Facebook answers to Oireachtas committee raise further questions
Net Results: Social media giant opaque on referendum advertising campaigns
Questions to Facebook Ireland from members of the Oireachtas joint committee on communications had a particular focus on the company’s political advertisement policies. Photograph: Lionel Bonaventure/AFP/Getty Images
Facebook Ireland recently submitted written responses to formal queries the company received from members of the Oireachtas joint committee on communications last April, but they beg as many questions as they purport to answer.
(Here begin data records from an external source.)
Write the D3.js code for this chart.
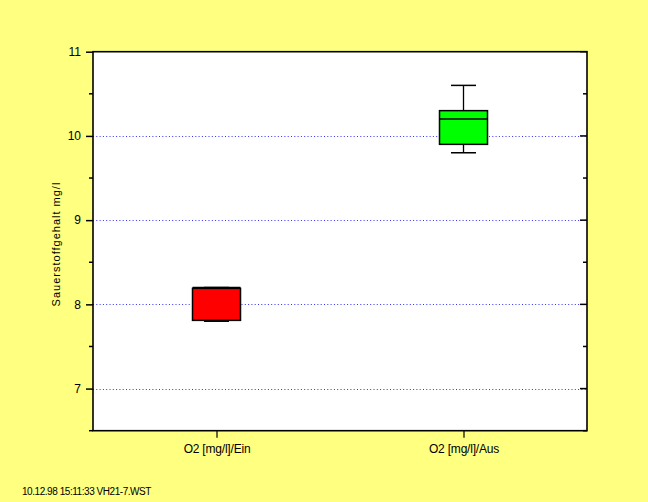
<!DOCTYPE html>
<html>
<head>
<meta charset="utf-8">
<script src="https://cdn.jsdelivr.net/npm/d3@7/dist/d3.min.js"></script>
<style>
  html, body { margin: 0; padding: 0; background: #ffff80; }
  svg { display: block; }
  text { font-family: "Liberation Sans", Arial, sans-serif; fill: #000; }
</style>
</head>
<body>
<svg id="chart" width="648" height="502"></svg>
<script>
// Box plot statistics per measuring point
const categories = ["O2 [mg/l]/Ein", "O2 [mg/l]/Aus"];
const minValues    = [7.8, 9.8];
const q1Values     = [7.81, 9.9];
const medianValues = [8.2, 10.2];
const q3Values     = [8.19, 10.3];
const maxValues    = [8.2, 10.6];
const boxColors    = ["#ff0000", "#00ff00"];
const yTicks       = [7, 8, 9, 10, 11];
const yMinorTicks  = [6.5, 7.5, 8.5, 9.5, 10.5];
const gridValues   = [7, 8, 9, 10];
const yLabel       = "Sauerstoffgehalt mg/l";
const footer       = "10.12.98 15:11:33 VH21-7.WST";

const svg = d3.select("#chart");
const W = 648, H = 502;
const plot = { left: 93, top: 51.7, right: 587, bottom: 430.7 };

svg.append("rect").attr("width", W).attr("height", H).attr("fill", "#ffff80");

const y = d3.scaleLinear().domain([6.5, 11]).range([plot.bottom, plot.top]);
const x = d3.scalePoint().domain(categories).range([plot.left, plot.right]).padding(0.5);

// plot area
svg.append("rect")
  .attr("x", plot.left).attr("y", plot.top)
  .attr("width", plot.right - plot.left).attr("height", plot.bottom - plot.top)
  .attr("fill", "#fff");

// dotted grid lines
svg.append("g").selectAll("line").data(gridValues).join("line")
  .attr("x1", plot.left).attr("x2", plot.right)
  .attr("y1", d => Math.round(y(d)) + 0.5).attr("y2", d => Math.round(y(d)) + 0.5)
  .attr("stroke", "#3030ff").attr("stroke-width", 1)
  .attr("stroke-dasharray", "1,2.3");

// left axis
const leftAxis = svg.append("g")
  .attr("transform", `translate(${plot.left},0)`)
  .call(d3.axisLeft(y).tickValues(yTicks).tickSize(7).tickPadding(5).tickFormat(d3.format("d")));
leftAxis.select(".domain").remove();
leftAxis.selectAll("line").attr("stroke", "#000").attr("stroke-width", 1.5);
leftAxis.selectAll("text").style("font-size", "12px").style("font-family", "Liberation Sans, Arial, sans-serif");
svg.append("g").selectAll("line").data(yMinorTicks).join("line")
  .attr("x1", plot.left - 4).attr("x2", plot.left)
  .attr("y1", d => y(d)).attr("y2", d => y(d))
  .attr("stroke", "#000").attr("stroke-width", 1.5);

// right axis ticks (inward)
svg.append("g").selectAll("line").data(yTicks).join("line")
  .attr("x1", plot.right - 7).attr("x2", plot.right)
  .attr("y1", d => y(d)).attr("y2", d => y(d))
  .attr("stroke", "#000").attr("stroke-width", 1.5);
svg.append("g").selectAll("line").data(yMinorTicks).join("line")
  .attr("x1", plot.right - 4).attr("x2", plot.right)
  .attr("y1", d => y(d)).attr("y2", d => y(d))
  .attr("stroke", "#000").attr("stroke-width", 1.5);

// bottom axis
const bottomAxis = svg.append("g")
  .attr("transform", `translate(0,${plot.bottom})`)
  .call(d3.axisBottom(x).tickSize(7).tickPadding(7));
bottomAxis.select(".domain").remove();
bottomAxis.selectAll("line").attr("stroke", "#000").attr("stroke-width", 1.2);
bottomAxis.selectAll("text")
  .style("font-size", "12px").style("letter-spacing", "-0.2px")
  .style("font-family", "Liberation Sans, Arial, sans-serif");

// frame
svg.append("rect")
  .attr("x", plot.left).attr("y", plot.top)
  .attr("width", plot.right - plot.left).attr("height", plot.bottom - plot.top)
  .attr("fill", "none").attr("stroke", "#000").attr("stroke-width", 1.6);

// boxes
const boxW = 48, capW = 25;
const stats = categories.map((c, i) => ({
  c, min: minValues[i], q1: q1Values[i], med: medianValues[i],
  q3: q3Values[i], max: maxValues[i], color: boxColors[i]
}));
const g = svg.append("g").selectAll("g").data(stats).join("g")
  .attr("transform", d => `translate(${x(d.c)},0)`);
g.append("line")
  .attr("x1", 0).attr("x2", 0)
  .attr("y1", d => y(d.max)).attr("y2", d => y(d.q3))
  .attr("stroke", "#000").attr("stroke-width", 1.3);
g.append("line")
  .attr("x1", 0).attr("x2", 0)
  .attr("y1", d => y(d.q1)).attr("y2", d => y(d.min))
  .attr("stroke", "#000").attr("stroke-width", 1.3);
g.append("line")
  .attr("x1", -capW / 2).attr("x2", capW / 2)
  .attr("y1", d => y(d.max)).attr("y2", d => y(d.max))
  .attr("stroke", "#000").attr("stroke-width", 1.5);
g.append("line")
  .attr("x1", -capW / 2).attr("x2", capW / 2)
  .attr("y1", d => y(d.min)).attr("y2", d => y(d.min))
  .attr("stroke", "#000").attr("stroke-width", 1.5);
g.append("rect")
  .attr("x", -boxW / 2).attr("width", boxW)
  .attr("y", d => y(d.q3)).attr("height", d => y(d.q1) - y(d.q3))
  .attr("fill", d => d.color).attr("stroke", "#000").attr("stroke-width", 1.5);
g.append("line")
  .attr("x1", -boxW / 2).attr("x2", boxW / 2)
  .attr("y1", d => y(d.med)).attr("y2", d => y(d.med))
  .attr("stroke", "#000").attr("stroke-width", 1.5);

// y-axis title
svg.append("text")
  .attr("transform", `translate(60,244) rotate(-90)`)
  .attr("text-anchor", "middle")
  .style("font-size", "11px").style("letter-spacing", "1px")
  .text(yLabel);

// footer stamp
svg.append("text")
  .attr("x", 22).attr("y", 495)
  .style("font-size", "10px").style("letter-spacing", "-0.45px")
  .text(footer);
</script>
</body>
</html>
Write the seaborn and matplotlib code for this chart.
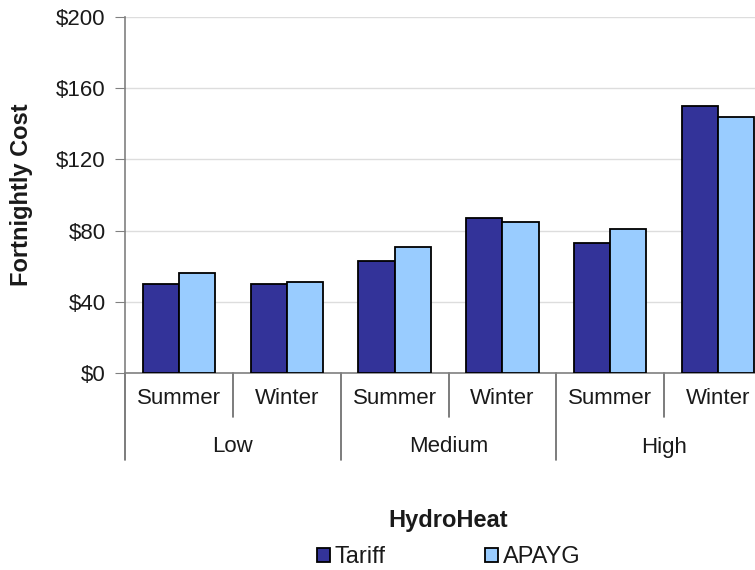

The 17-page document offers replies to questions put to the company during a hearing that month, when an executive team from Facebook, led by Facebook vice-president of global policy Joel Kaplan, came before the committee to apologise for what the social media giant termed a “huge violation of trust” after Facebook failed to protect millions of users’ data in the Cambridge Analytica breach.
As subsequent investigations have indicated, that data was used to target online ads in an attempt to sway voters towards Donald Trump in the US presidential election, and for Brexit in the UK referendum.
The committee had requested the Facebook hearing in the context of discussing proposed legislation from Fianna Fáil backbencher and committee vice-chairman James Lawless that aims to regulate online political advertisements.
So the questions had a particular focus on Facebook’s political advertisement policies, a timely concern in the lead-up to the May referendum on the Eighth Amendment here.
The majority of written questions came from Green Party leader and TD Eamon Ryan and Senator Alice Mary Higgins, who grilled the company on its privacy and security policies in questions that elicited some interestingly opaque responses.
As with answers given around the same time by Facebook founder and chief executive Mark Zuckerberg to the US Congress and the European Parliament, they are technically answers, but don’t really address the intent of the question.
In a few places, they just seem plain garbled. Asked by Ryan about the ability to use a phone number to search for someone, Facebook replies that they have suspended this feature. Yet profiles still have a default setting allowing people to search by phone number, which cannot be turned off.
Then there are the slippery answers. One example involves Ryan’s questions about how restricted Facebook’s use is of sensitive data protected under the new General Data Protection Regulation (GDPR) – information such as political affiliation.
It turns out some of that information can be effectively moved sideways into the more flexible category of “personal interest”: “If a Facebook user “likes” the Facebook page of a political party/parties or a political representative/s, which would allow the owner of the page to see who liked their page, Facebook does not take that as an indication of their political opinion, but rather an interest in the topic represented by the page.” This shows how much of a person’s private life can be understood simply by inference, but also suggests the fuzziness of data in these important categories needs to be re-examined and a broader range of data given more protection.
Facebook’s answer to Senator Higgins on whether the company will roll out full GDPR protections globally is also vague. “Everyone on Facebook will have the same tools and controls over how we use data,” Facebook replied. But having the same controls and tools is not the same as giving the broad GDPR protections specifically available to Europeans.
Ryan asked whether the company would hand over data about the funding behind and audience for ad campaigns in our referendum – because, as he noted in his question, “Facebook already has the comprehensive picture of this spend.”
Facebook dodged this. “Unfortunately, that is not data that we have readily available in relation to the recent referendum, but we are working hard to deploy [a new transparency tool] for future elections/referenda.”
This, as Ryan rightly notes, is not very transparent at all.
“Myself and my Green colleagues in Brussels have asked Facebook to provide information on the volume and value of online advertising during the recent repeal referendum. We need that data to understand what happened during the campaign and to set a precedent for future elections, ” he says.
“It is not ideal to be retrospectively applying such standards but Facebook themselves opened the door when they unilaterally changed the advertising rules with just three weeks to go to polling day. They now need to provide the data which the [crowd-sourced] Transparent Referendum Initiative is looking for so we have a final picture of what happened during the online campaign.”
He suggests that Facebook could work with the Dynamics Lab in UCD to aggregate and present the data in a safe and secure way. Doing so would give Facebook the chance to test some of the transparency tools they say they are developing, he says.
“This is the best chance they have to set some standards and get the processing of election advertising spending right. The company has turned down my written application, but we are continuing to press the issue and I am hopeful they may be able to do it. We will be looking for Google to do the same next.”
As both of these companies took their first international steps towards better managing political ad spending during the Irish referendum, it would make perfect sense for them now to step up and provide the data – which of course, these data giants have – for analysis.